Date: 2022-01-19 08:38 pm (UTC)
For whatever it's worth, there's at least a sense in which Proclus agrees with this claim. His ordinary term for something that exists (or, as it's sometimes rendered, "subsists") is a hypostasis. No evils are things of that sort. Rather, he describes evils as having only a parhypostasis, sometimes rendered as "parasitic existence." The key difference comes down to, real beings have a paradigmatic cause, while parasitic existences do not.

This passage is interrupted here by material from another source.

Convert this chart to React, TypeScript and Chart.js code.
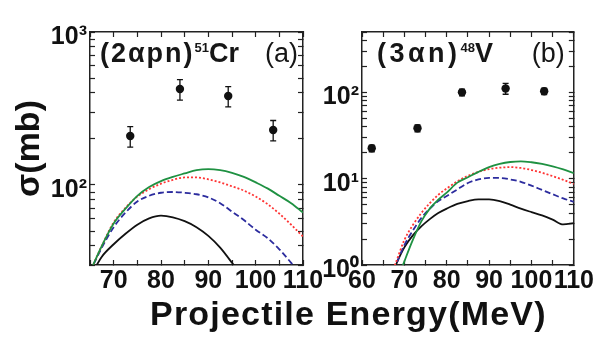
import React, { useEffect, useRef } from "react";
import { Chart, registerables } from "chart.js";

Chart.register(...registerables);

const FONT = "'Liberation Sans', Arial, Helvetica, sans-serif";

// ---------- Panel (a): (2αpn)51Cr ----------
const energyA = [65, 67.5, 70, 72.5, 75, 77.5, 80, 82.5, 85, 87.5, 90, 92.5, 95, 97.5, 100, 102.5, 105, 107.5, 110];
const greenA = [27, 40, 56, 70, 85, 97, 106, 113, 119, 125, 127, 125, 120, 113, 104, 95, 85, 76, 66];
const redA = [27, 40, 57, 71, 84, 94, 102, 108, 112, 112, 109, 104, 98, 92, 84, 75, 65, 55, 46];
const blueA = [27, 39, 53, 66, 78, 85, 89, 90, 89, 87, 83, 76, 67, 59, 51, 45, 38, 31, 25];
const blackA = [25, 34, 41, 48, 55, 60.5, 63, 61.5, 58, 53, 46.5, 39, 31, 24, 18, null, null, null, null];
const expEnergyA = [73.5, 84, 94.2, 103.7];
const expSigmaA = [209, 424, 382, 229];
const expErrA = [32, 65, 58, 35];
const xTicksA = [65, 70, 75, 80, 85, 90, 95, 100, 105, 110];
const yTicksA = [30, 40, 50, 60, 70, 80, 90, 100, 200, 300, 400, 500, 600, 700, 800, 900, 1000];
const yLabelsA: Record<number, string> = { 100: "10²", 1000: "10³" };

// ---------- Panel (b): (3αn)48V ----------
const energyB = [66, 68, 70, 72, 74, 76, 78, 80, 82.5, 85, 87.5, 90, 92.5, 95, 97.5, 100, 102.5, 105, 107.5, 110];
const greenB = [0.3, 0.6, 1.1, 1.95, 3.2, 4.5, 5.7, 6.9, 9.0, 10.4, 12.0, 13.6, 14.8, 15.6, 15.9, 15.5, 14.8, 13.9, 12.8, 11.6];
const redB = [0.6, 1.07, 1.95, 2.9, 4.0, 5.2, 6.5, 7.7, 9.3, 10.8, 12.0, 12.9, 13.4, 13.6, 13.3, 12.6, 11.7, 10.7, 9.7, 8.7];
const blueB = [0.55, 1.0, 1.7, 2.5, 3.5, 4.5, 5.5, 6.3, 7.5, 8.9, 9.8, 10.2, 10.2, 9.8, 9.2, 8.3, 7.4, 6.6, 5.9, 5.4];
const blackB = [0.55, 1.0, 1.6, 2.2, 2.8, 3.4, 4.0, 4.5, 5.1, 5.5, 5.75, 5.75, 5.5, 5.0, 4.5, 4.1, 3.75, 3.35, 2.95, 3.05];
const expEnergyB = [62.3, 73.1, 83.6, 93.9, 103];
const expSigmaB = [22.5, 38.4, 100, 111, 103];
const expErrB = [2, 3.5, 9, 16, 9];
const xTicksB = [60, 65, 70, 75, 80, 85, 90, 95, 100, 105, 110];
const yTicksB = [1, 2, 3, 4, 5, 6, 7, 8, 9, 10, 20, 30, 40, 50, 60, 70, 80, 90, 100, 200, 300, 400, 500];
const yLabelsB: Record<number, string> = { 1: "10⁰", 10: "10¹", 100: "10²" };

const GREEN = "#1f9142";
const RED = "#ff3434";
const BLUE = "#2c2c9e";
const BLACK = "#111111";
const AXIS = "#222222";

type Run = { t: string; size: number; weight: string; rise?: number; ls?: number };

function drawRuns(ctx: CanvasRenderingContext2D, x: number, baseline: number, runs: Run[]) {
  for (const r of runs) {
    ctx.font = `${r.weight} ${r.size}px ${FONT}`;
    (ctx as any).letterSpacing = `${r.ls || 0}px`;
    ctx.fillText(r.t, x, baseline - (r.rise || 0));
    x += ctx.measureText(r.t).width;
  }
  (ctx as any).letterSpacing = "0px";
}

type Panel = {
  energy: number[];
  green: (number | null)[];
  red: (number | null)[];
  blue: (number | null)[];
  black: (number | null)[];
  expE: number[];
  expS: number[];
  expErr: number[];
  xMin: number;
  xMax: number;
  xTicks: number[];
  yMin: number;
  yMax: number;
  yTicks: number[];
  yLabels: Record<number, string>;
  yAxisW: number;
  padRight: number;
  yTitle: boolean;
  labelRuns: Run[];
  labelDx: number;
  tag: string;
  tagDx: number;
};

function makePanel(canvas: HTMLCanvasElement, p: Panel) {
  const series = [
    { vals: p.green, color: GREEN, dash: [] as number[] },
    { vals: p.red, color: RED, dash: [2, 2] },
    { vals: p.blue, color: BLUE, dash: [6, 3] },
    { vals: p.black, color: BLACK, dash: [] as number[] },
  ];
  const datasets: any[] = series.map((s) => ({
    type: "line",
    data: p.energy.map((e, i) => ({ x: e, y: s.vals[i] })),
    borderColor: s.color,
    borderWidth: 1.8,
    borderDash: s.dash,
    pointRadius: 0,
    cubicInterpolationMode: "monotone",
    fill: false,
  }));
  datasets.push({
    type: "line",
    data: p.expE.map((e, i) => ({ x: e, y: p.expS[i] })),
    showLine: false,
    pointRadius: 4.2,
    pointBackgroundColor: BLACK,
    pointBorderColor: BLACK,
    pointBorderWidth: 0,
  });

  const tickFont = { family: FONT, size: 25, weight: "bold" as const };
  const grid = {
    drawOnChartArea: false,
    drawTicks: true,
    tickLength: -5,
    tickWidth: 1.2,
    tickColor: AXIS,
  };
  const border = { display: true, color: AXIS, width: 1.5 };
  const setX = (s: any) => {
    s.ticks = p.xTicks.map((v) => ({ value: v }));
  };
  const setY = (s: any) => {
    s.ticks = p.yTicks.map((v) => ({ value: v }));
  };

  const plugin = {
    id: "panelDecor",
    afterDatasetsDraw(chart: any) {
      const { ctx, scales } = chart;
      const xs = scales.x;
      const ys = scales.y;
      ctx.save();
      ctx.strokeStyle = BLACK;
      ctx.lineWidth = 1.3;
      for (let i = 0; i < p.expE.length; i++) {
        const px = xs.getPixelForValue(p.expE[i]);
        const hi = ys.getPixelForValue(p.expS[i] + p.expErr[i]);
        const lo = ys.getPixelForValue(p.expS[i] - p.expErr[i]);
        ctx.beginPath();
        ctx.moveTo(px, hi);
        ctx.lineTo(px, lo);
        ctx.moveTo(px - 3, hi);
        ctx.lineTo(px + 3, hi);
        ctx.moveTo(px - 3, lo);
        ctx.lineTo(px + 3, lo);
        ctx.stroke();
      }
      ctx.restore();
    },
    afterDraw(chart: any) {
      const { ctx, chartArea } = chart;
      ctx.save();
      ctx.fillStyle = "#161616";
      ctx.textBaseline = "alphabetic";
      ctx.textAlign = "left";
      drawRuns(ctx, chartArea.left + p.labelDx, 62, p.labelRuns);
      ctx.font = `normal 27px ${FONT}`;
      ctx.textAlign = "right";
      ctx.fillText(p.tag, chartArea.right - p.tagDx, 62);
      ctx.restore();
    },
  };

  return new Chart(canvas, {
    type: "line",
    data: { datasets },
    options: {
      animation: false,
      responsive: false,
      devicePixelRatio: 1,
      layout: { padding: { left: 0, top: 32, right: p.padRight, bottom: 0 } },
      plugins: { legend: { display: false }, tooltip: { enabled: false }, title: { display: false } },
      scales: {
        x: {
          type: "linear",
          position: "bottom",
          min: p.xMin,
          max: p.xMax,
          afterBuildTicks: setX,
          afterFit: (s: any) => {
            s.height = 35;
          },
          ticks: {
            autoSkip: false,
            maxRotation: 0,
            minRotation: 0,
            padding: 6,
            font: tickFont,
            color: "#111",
            callback: (v: any) => (Number(v) % 10 === 0 ? String(v) : ""),
          },
          grid,
          border,
        },
        x2: {
          type: "linear",
          position: "top",
          min: p.xMin,
          max: p.xMax,
          afterBuildTicks: setX,
          afterFit: (s: any) => {
            s.height = 0;
          },
          ticks: { display: false },
          grid,
          border,
        },
        y: {
          type: "logarithmic",
          position: "left",
          min: p.yMin,
          max: p.yMax,
          afterBuildTicks: setY,
          afterFit: (s: any) => {
            s.width = p.yAxisW;
          },
          ticks: {
            autoSkip: false,
            padding: 8,
            labelOffset: 5,
            font: tickFont,
            color: "#111",
            callback: (v: any) => p.yLabels[Number(v)] ?? "",
          },
          title: {
            display: p.yTitle,
            text: "σ(mb)",
            color: "#111",
            font: { family: FONT, size: 34, weight: "bold", lineHeight: 1 },
            padding: { top: 13, bottom: 0 },
          },
          grid,
          border,
        },
        y2: {
          type: "logarithmic",
          position: "right",
          min: p.yMin,
          max: p.yMax,
          afterBuildTicks: setY,
          afterFit: (s: any) => {
            s.width = 0;
          },
          ticks: { display: false },
          grid,
          border,
        },
      },
    } as any,
    plugins: [plugin],
  });
}

const panelA: Panel = {
  energy: energyA,
  green: greenA,
  red: redA,
  blue: blueA,
  black: blackA,
  expE: expEnergyA,
  expS: expSigmaA,
  expErr: expErrA,
  xMin: 65,
  xMax: 110,
  xTicks: xTicksA,
  yMin: 30,
  yMax: 1000,
  yTicks: yTicksA,
  yLabels: yLabelsA,
  yAxisW: 90,
  padRight: 27,
  yTitle: true,
  labelRuns: [
    { t: "(2αpn)", size: 27, weight: "bold", ls: 2 },
    { t: "51", size: 13, weight: "bold", rise: 10 },
    { t: "Cr", size: 27, weight: "bold" },
  ],
  labelDx: 10,
  tag: "(a)",
  tagDx: 5,
};

const panelB: Panel = {
  energy: energyB,
  green: greenB,
  red: redB,
  blue: blueB,
  black: blackB,
  expE: expEnergyB,
  expS: expSigmaB,
  expErr: expErrB,
  xMin: 60,
  xMax: 110,
  xTicks: xTicksB,
  yMin: 1,
  yMax: 500,
  yTicks: yTicksB,
  yLabels: yLabelsB,
  yAxisW: 62,
  padRight: 24,
  yTitle: false,
  labelRuns: [
    { t: "(3αn)", size: 27, weight: "bold", ls: 3.5 },
    { t: "48", size: 13, weight: "bold", rise: 10 },
    { t: "V", size: 27, weight: "bold" },
  ],
  labelDx: 15,
  tag: "(b)",
  tagDx: 9,
};

export default function App() {
  const refA = useRef<HTMLCanvasElement | null>(null);
  const refB = useRef<HTMLCanvasElement | null>(null);

  useEffect(() => {
    const ca = refA.current ? makePanel(refA.current, panelA) : null;
    const cb = refB.current ? makePanel(refB.current, panelB) : null;
    return () => {
      ca?.destroy();
      cb?.destroy();
    };
  }, []);

  return (
    <div style={{ position: "absolute", left: 0, top: 0, width: 600, height: 338, background: "#fff", overflow: "hidden" }}>
      <canvas ref={refA} width={330} height={300} style={{ position: "absolute", left: 0, top: 0, width: 330, height: 300 }} />
      <canvas ref={refB} width={300} height={300} style={{ position: "absolute", left: 300, top: 0, width: 300, height: 300 }} />
      <div
        style={{
          position: "absolute",
          left: 150,
          top: 296,
          font: `bold 34px ${FONT}`,
          lineHeight: "34px",
          letterSpacing: "1.2px",
          whiteSpace: "nowrap",
          color: "#111",
        }}
      >
        Projectile Energy(MeV)
      </div>
    </div>
  );
}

Thus, we swing back to the notion of hamartia, which our translator here renders as "sin." This is orignally a term from archery, where it literally means "missing the target." So, for each kind of good/real being, there is some single, uniform ideal target which a thing can come closer to or fall farther away from, while for evils, there is no such single, uniform ideal that they're trying to reach. There is a single bullseye at which the arrow is aimed, but so many ways (and so many degrees) in which it can miss: too high, too low, too far to either side, flying past the target or never making all the way forward to it... In other words, both hitting the target and missing it can only be defined by reference to the good ideal.

As another example, we might think of a line. There's only a single way for a line to be straight, but an indefinite multiplicity of ways to be crooked, or (more accurately) to fall away from, or miss the mark of, straightness.